Conclusion: Article 1 of the Decision 2000/520 is declared invalid since it does not comply with article 25(6), requiring for the third recipient country to ensure an adequate level of protection by reasons of its domestic law or international commitments.

Excess of power from the Commission

  • According to the Court, Article 28 of the directive, to be read in the light of Article 8 of the Charter, enables national supervisory authorities to examine, both with independence and due diligence, claims arising from individuals which may also raise questions on the compatibility of a EC adequacy findings with protection of fundamental rights law (par. 99).
  • Article 3(1) of the adequacy decision makes the suspension of data flow to an organization having self – certified its adherence to the principles, possible only under restrictive conditions establishing a high threshold for intervention. In this sense, Article 3(1) must be read as hindering national supervisory authority from exercising the whole range of powers they are entitled to from article 28 of the directive 94/46 (par. 102) .

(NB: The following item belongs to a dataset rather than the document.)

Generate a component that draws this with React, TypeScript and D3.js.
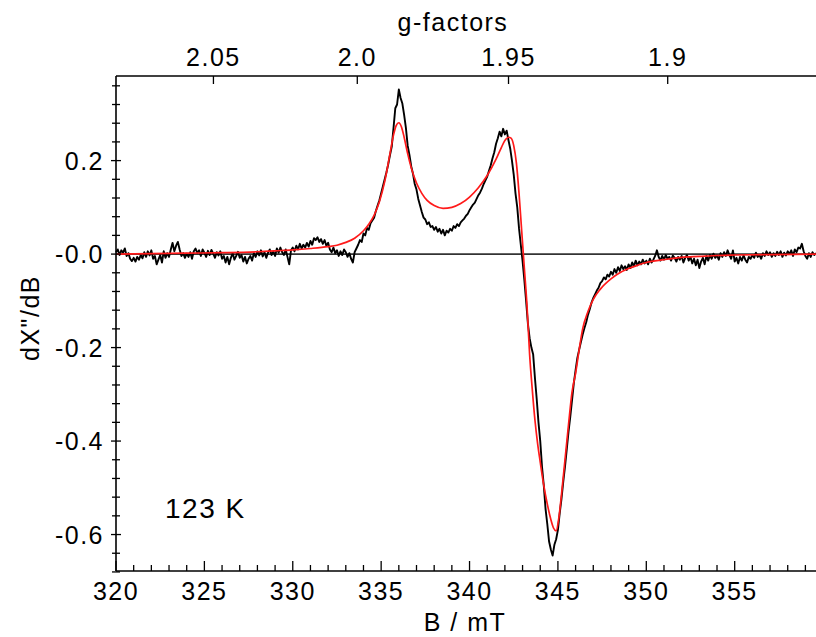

Conclusion: Article 3 of the Decision 2000/520 is declared as invalid for having the Commission exceeded the power conferred in Article 25(6) of the directive 95/46, depriving DPA from the power of diligently handling complaints in cases where compatibility of the EC adequacy decision is at issue.

“As Articles 1 and 3 of the Decision 2005/520 are inseparable from Articles 2 and 4 of that decision and the annexes thereto, their invalidity affects the validity of the decision in its entirety. (…) It is to be concluded that Decision 2000/520 is invalid (paras. 105-106)”.